Data extract =>
--- BEGIN ---
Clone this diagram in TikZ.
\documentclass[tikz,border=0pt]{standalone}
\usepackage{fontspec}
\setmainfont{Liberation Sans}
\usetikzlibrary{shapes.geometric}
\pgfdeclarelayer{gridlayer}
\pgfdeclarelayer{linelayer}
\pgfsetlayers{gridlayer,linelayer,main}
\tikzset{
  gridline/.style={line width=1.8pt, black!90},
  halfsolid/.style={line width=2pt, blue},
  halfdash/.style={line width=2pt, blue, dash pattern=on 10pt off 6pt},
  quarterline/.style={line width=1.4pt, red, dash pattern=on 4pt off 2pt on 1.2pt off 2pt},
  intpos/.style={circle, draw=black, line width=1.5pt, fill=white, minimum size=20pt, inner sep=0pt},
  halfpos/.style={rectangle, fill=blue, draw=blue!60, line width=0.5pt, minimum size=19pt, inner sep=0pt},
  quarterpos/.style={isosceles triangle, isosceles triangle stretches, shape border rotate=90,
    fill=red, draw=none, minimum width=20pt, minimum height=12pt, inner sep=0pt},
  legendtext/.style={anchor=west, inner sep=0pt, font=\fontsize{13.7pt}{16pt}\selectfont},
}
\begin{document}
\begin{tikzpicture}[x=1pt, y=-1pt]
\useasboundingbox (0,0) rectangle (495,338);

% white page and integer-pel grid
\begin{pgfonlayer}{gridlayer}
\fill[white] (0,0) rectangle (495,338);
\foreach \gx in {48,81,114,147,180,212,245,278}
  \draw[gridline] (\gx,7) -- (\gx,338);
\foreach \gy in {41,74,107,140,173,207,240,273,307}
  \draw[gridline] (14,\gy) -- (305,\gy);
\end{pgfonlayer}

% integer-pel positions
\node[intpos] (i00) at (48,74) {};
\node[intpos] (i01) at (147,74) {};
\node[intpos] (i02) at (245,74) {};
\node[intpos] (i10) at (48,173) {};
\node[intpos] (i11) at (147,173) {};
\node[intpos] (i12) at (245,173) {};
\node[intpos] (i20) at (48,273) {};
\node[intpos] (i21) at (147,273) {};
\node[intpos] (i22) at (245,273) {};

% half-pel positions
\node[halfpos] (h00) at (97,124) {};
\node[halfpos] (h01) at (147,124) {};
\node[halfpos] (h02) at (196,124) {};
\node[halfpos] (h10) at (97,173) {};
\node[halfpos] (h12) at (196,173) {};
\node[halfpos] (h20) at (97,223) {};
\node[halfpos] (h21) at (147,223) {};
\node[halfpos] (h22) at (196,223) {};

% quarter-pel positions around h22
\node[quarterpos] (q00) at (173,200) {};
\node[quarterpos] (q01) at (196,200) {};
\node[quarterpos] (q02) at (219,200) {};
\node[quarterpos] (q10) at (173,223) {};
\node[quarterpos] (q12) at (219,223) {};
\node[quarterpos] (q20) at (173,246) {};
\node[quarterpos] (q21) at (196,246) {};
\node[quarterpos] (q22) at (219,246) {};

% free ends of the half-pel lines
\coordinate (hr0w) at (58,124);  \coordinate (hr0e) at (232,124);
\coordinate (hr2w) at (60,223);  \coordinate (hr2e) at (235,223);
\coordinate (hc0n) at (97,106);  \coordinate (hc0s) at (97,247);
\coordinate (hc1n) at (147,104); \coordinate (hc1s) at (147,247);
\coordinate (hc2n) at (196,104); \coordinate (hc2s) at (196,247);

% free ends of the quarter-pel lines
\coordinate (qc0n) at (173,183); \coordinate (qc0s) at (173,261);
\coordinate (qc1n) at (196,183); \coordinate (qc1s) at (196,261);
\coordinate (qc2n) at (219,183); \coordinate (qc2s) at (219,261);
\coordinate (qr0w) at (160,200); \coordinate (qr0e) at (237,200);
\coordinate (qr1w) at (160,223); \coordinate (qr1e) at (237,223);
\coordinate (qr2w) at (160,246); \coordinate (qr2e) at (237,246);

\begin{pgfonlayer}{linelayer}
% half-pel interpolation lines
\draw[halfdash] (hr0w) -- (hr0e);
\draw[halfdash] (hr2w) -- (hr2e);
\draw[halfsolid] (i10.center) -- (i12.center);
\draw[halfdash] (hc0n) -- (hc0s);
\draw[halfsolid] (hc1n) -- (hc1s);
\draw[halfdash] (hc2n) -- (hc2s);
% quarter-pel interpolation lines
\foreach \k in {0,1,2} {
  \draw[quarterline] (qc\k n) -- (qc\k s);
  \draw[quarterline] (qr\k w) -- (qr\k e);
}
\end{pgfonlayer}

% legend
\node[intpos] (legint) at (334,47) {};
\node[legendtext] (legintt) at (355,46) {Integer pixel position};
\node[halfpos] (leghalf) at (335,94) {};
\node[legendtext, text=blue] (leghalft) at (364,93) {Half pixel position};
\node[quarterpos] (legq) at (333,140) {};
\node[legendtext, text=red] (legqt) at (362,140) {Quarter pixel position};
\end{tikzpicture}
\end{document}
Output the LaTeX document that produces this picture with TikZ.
--- END ---
Repeat all the entries word for word.

Clone this diagram in TikZ.
\documentclass[tikz,border=0pt]{standalone}
\usepackage{fontspec}
\setmainfont{Liberation Sans}
\usetikzlibrary{shapes.geometric}
\pgfdeclarelayer{gridlayer}
\pgfdeclarelayer{linelayer}
\pgfsetlayers{gridlayer,linelayer,main}
\tikzset{
  gridline/.style={line width=1.8pt, black!90},
  halfsolid/.style={line width=2pt, blue},
  halfdash/.style={line width=2pt, blue, dash pattern=on 10pt off 6pt},
  quarterline/.style={line width=1.4pt, red, dash pattern=on 4pt off 2pt on 1.2pt off 2pt},
  intpos/.style={circle, draw=black, line width=1.5pt, fill=white, minimum size=20pt, inner sep=0pt},
  halfpos/.style={rectangle, fill=blue, draw=blue!60, line width=0.5pt, minimum size=19pt, inner sep=0pt},
  quarterpos/.style={isosceles triangle, isosceles triangle stretches, shape border rotate=90,
    fill=red, draw=none, minimum width=20pt, minimum height=12pt, inner sep=0pt},
  legendtext/.style={anchor=west, inner sep=0pt, font=\fontsize{13.7pt}{16pt}\selectfont},
}
\begin{document}
\begin{tikzpicture}[x=1pt, y=-1pt]
\useasboundingbox (0,0) rectangle (495,338);

% white page and integer-pel grid
\begin{pgfonlayer}{gridlayer}
\fill[white] (0,0) rectangle (495,338);
\foreach \gx in {48,81,114,147,180,212,245,278}
  \draw[gridline] (\gx,7) -- (\gx,338);
\foreach \gy in {41,74,107,140,173,207,240,273,307}
  \draw[gridline] (14,\gy) -- (305,\gy);
\end{pgfonlayer}

% integer-pel positions
\node[intpos] (i00) at (48,74) {};
\node[intpos] (i01) at (147,74) {};
\node[intpos] (i02) at (245,74) {};
\node[intpos] (i10) at (48,173) {};
\node[intpos] (i11) at (147,173) {};
\node[intpos] (i12) at (245,173) {};
\node[intpos] (i20) at (48,273) {};
\node[intpos] (i21) at (147,273) {};
\node[intpos] (i22) at (245,273) {};

% half-pel positions
\node[halfpos] (h00) at (97,124) {};
\node[halfpos] (h01) at (147,124) {};
\node[halfpos] (h02) at (196,124) {};
\node[halfpos] (h10) at (97,173) {};
\node[halfpos] (h12) at (196,173) {};
\node[halfpos] (h20) at (97,223) {};
\node[halfpos] (h21) at (147,223) {};
\node[halfpos] (h22) at (196,223) {};

% quarter-pel positions around h22
\node[quarterpos] (q00) at (173,200) {};
\node[quarterpos] (q01) at (196,200) {};
\node[quarterpos] (q02) at (219,200) {};
\node[quarterpos] (q10) at (173,223) {};
\node[quarterpos] (q12) at (219,223) {};
\node[quarterpos] (q20) at (173,246) {};
\node[quarterpos] (q21) at (196,246) {};
\node[quarterpos] (q22) at (219,246) {};

% free ends of the half-pel lines
\coordinate (hr0w) at (58,124);  \coordinate (hr0e) at (232,124);
\coordinate (hr2w) at (60,223);  \coordinate (hr2e) at (235,223);
\coordinate (hc0n) at (97,106);  \coordinate (hc0s) at (97,247);
\coordinate (hc1n) at (147,104); \coordinate (hc1s) at (147,247);
\coordinate (hc2n) at (196,104); \coordinate (hc2s) at (196,247);

% free ends of the quarter-pel lines
\coordinate (qc0n) at (173,183); \coordinate (qc0s) at (173,261);
\coordinate (qc1n) at (196,183); \coordinate (qc1s) at (196,261);
\coordinate (qc2n) at (219,183); \coordinate (qc2s) at (219,261);
\coordinate (qr0w) at (160,200); \coordinate (qr0e) at (237,200);
\coordinate (qr1w) at (160,223); \coordinate (qr1e) at (237,223);
\coordinate (qr2w) at (160,246); \coordinate (qr2e) at (237,246);

\begin{pgfonlayer}{linelayer}
% half-pel interpolation lines
\draw[halfdash] (hr0w) -- (hr0e);
\draw[halfdash] (hr2w) -- (hr2e);
\draw[halfsolid] (i10.center) -- (i12.center);
\draw[halfdash] (hc0n) -- (hc0s);
\draw[halfsolid] (hc1n) -- (hc1s);
\draw[halfdash] (hc2n) -- (hc2s);
% quarter-pel interpolation lines
\foreach \k in {0,1,2} {
  \draw[quarterline] (qc\k n) -- (qc\k s);
  \draw[quarterline] (qr\k w) -- (qr\k e);
}
\end{pgfonlayer}

% legend
\node[intpos] (legint) at (334,47) {};
\node[legendtext] (legintt) at (355,46) {Integer pixel position};
\node[halfpos] (leghalf) at (335,94) {};
\node[legendtext, text=blue] (leghalft) at (364,93) {Half pixel position};
\node[quarterpos] (legq) at (333,140) {};
\node[legendtext, text=red] (legqt) at (362,140) {Quarter pixel position};
\end{tikzpicture}
\end{document}
Output the LaTeX document that produces this picture with TikZ.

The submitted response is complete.